After the musical, the theater owner tells the player and other participants how well they did, in what category and to what degree. His review goes in order from the lowest performance to highest performance (spoken to first means the Pokémon did the least well; spoken to last means the Pokémon showed off the best), and will be evaluated as either: cool, cute, elegant, unique, quirky, or balanced.
The theater owner uses the following comments and they are ranked from the highest scoring to the lowest:
- "In this musical, it's not an overstatement to say that <player>'s Pokémon was the lead role."
- "The Pokémon used Props to convey such abundant expression, just as if they were actors!"
- "Watching your Pokémon's sharp moves, I also felt <trait>!"
- "Your Pokémon played its role very well."
- "It looked like your Pokémon was making an effort to live up to your expectations. I will support your Pokémon on the side!"
- "It was not highly noticeable... But I liked it! Keep it up!"
After a performance has ended, the player may talk to the audience members gathered outside the reception area to receive Props. The better the performance, the more Props the player will tend to receive. Note that certain Props are given out only by certain Musical categories.

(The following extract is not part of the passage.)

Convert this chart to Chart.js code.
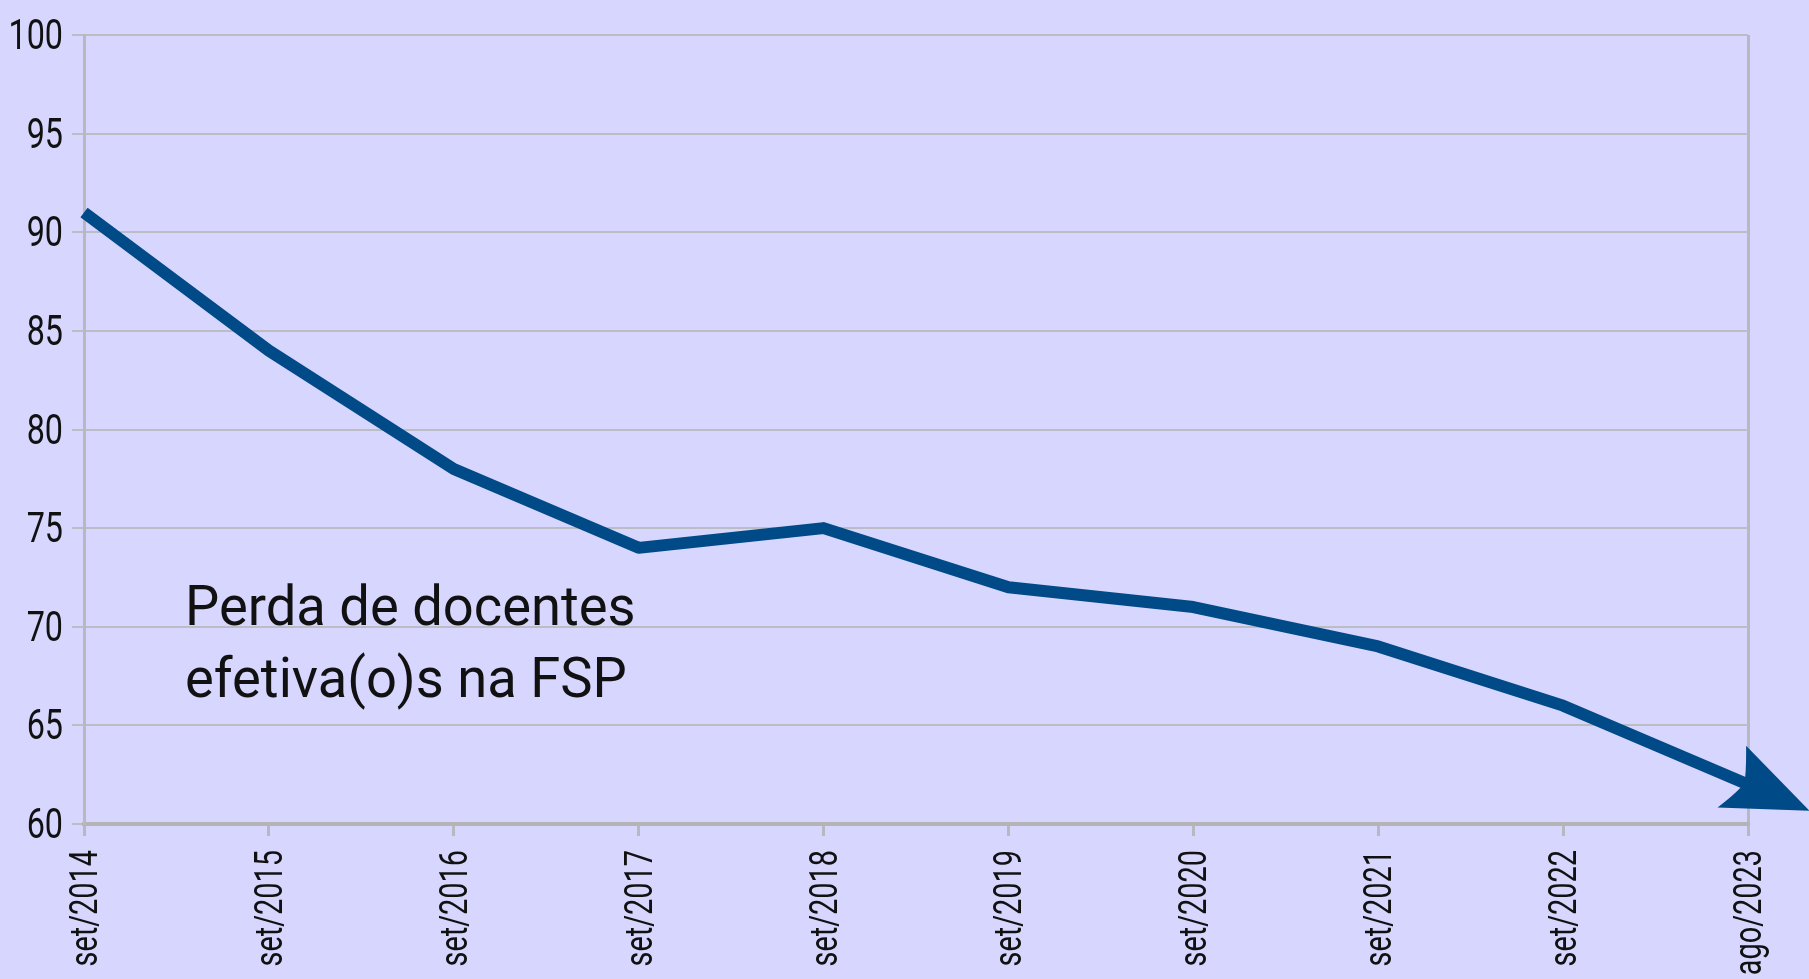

There are some Props that cannot be obtained by performing in the Musical alone and are only given out by certain characters. Preston the Musician will give the player the Electric Guitar Prop, while a man in Opelucid City will give out four Santa Claus-related Props once a day. The owner himself will give out the Crown and Winner's Belt Props when certain conditions are met, the Tiara Prop for performing in a Musical with a friend, and the Toy Cake Prop on the player's birthday.
Obtaining all 100 Props is a requirement for upgrading a Trainer card.
In the manga
White came up with the idea for the Pokémon Musical when the mayor of Nimbasa City asked her for an idea for a new public entertainment facility to increase visitors to the city as well as advertisement for the BW Agency.